== RECORD LIST ==
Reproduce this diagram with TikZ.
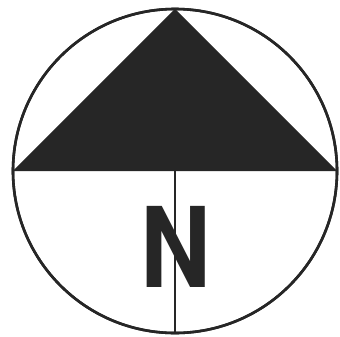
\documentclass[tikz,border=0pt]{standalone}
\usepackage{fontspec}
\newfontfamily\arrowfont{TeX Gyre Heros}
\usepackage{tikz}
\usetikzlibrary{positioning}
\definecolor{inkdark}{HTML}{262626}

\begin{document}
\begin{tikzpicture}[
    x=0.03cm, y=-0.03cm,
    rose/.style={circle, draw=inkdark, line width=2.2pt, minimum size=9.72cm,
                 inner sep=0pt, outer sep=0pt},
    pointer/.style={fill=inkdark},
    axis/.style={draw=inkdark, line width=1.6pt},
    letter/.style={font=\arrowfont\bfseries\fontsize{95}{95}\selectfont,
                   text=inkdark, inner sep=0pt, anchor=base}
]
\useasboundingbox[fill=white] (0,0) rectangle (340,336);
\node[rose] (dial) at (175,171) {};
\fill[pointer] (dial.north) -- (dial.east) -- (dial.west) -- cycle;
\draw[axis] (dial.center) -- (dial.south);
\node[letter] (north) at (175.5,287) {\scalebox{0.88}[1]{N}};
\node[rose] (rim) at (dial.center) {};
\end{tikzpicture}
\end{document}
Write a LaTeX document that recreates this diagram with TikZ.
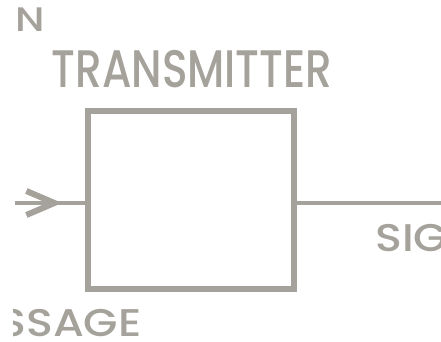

== SHORT EXERCISE ==
Reproduce all the entries that precede this task, word for word, minus any pictures.

== COMPLETE OUTPUT ==
Reproduce this diagram with TikZ.
\documentclass[tikz,border=0pt]{standalone}
\usepackage{fontspec}
\newfontfamily\arrowfont{TeX Gyre Heros}
\usepackage{tikz}
\usetikzlibrary{positioning}
\definecolor{inkdark}{HTML}{262626}

\begin{document}
\begin{tikzpicture}[
    x=0.03cm, y=-0.03cm,
    rose/.style={circle, draw=inkdark, line width=2.2pt, minimum size=9.72cm,
                 inner sep=0pt, outer sep=0pt},
    pointer/.style={fill=inkdark},
    axis/.style={draw=inkdark, line width=1.6pt},
    letter/.style={font=\arrowfont\bfseries\fontsize{95}{95}\selectfont,
                   text=inkdark, inner sep=0pt, anchor=base}
]
\useasboundingbox[fill=white] (0,0) rectangle (340,336);
\node[rose] (dial) at (175,171) {};
\fill[pointer] (dial.north) -- (dial.east) -- (dial.west) -- cycle;
\draw[axis] (dial.center) -- (dial.south);
\node[letter] (north) at (175.5,287) {\scalebox{0.88}[1]{N}};
\node[rose] (rim) at (dial.center) {};
\end{tikzpicture}
\end{document}
Write a LaTeX document that recreates this diagram with TikZ.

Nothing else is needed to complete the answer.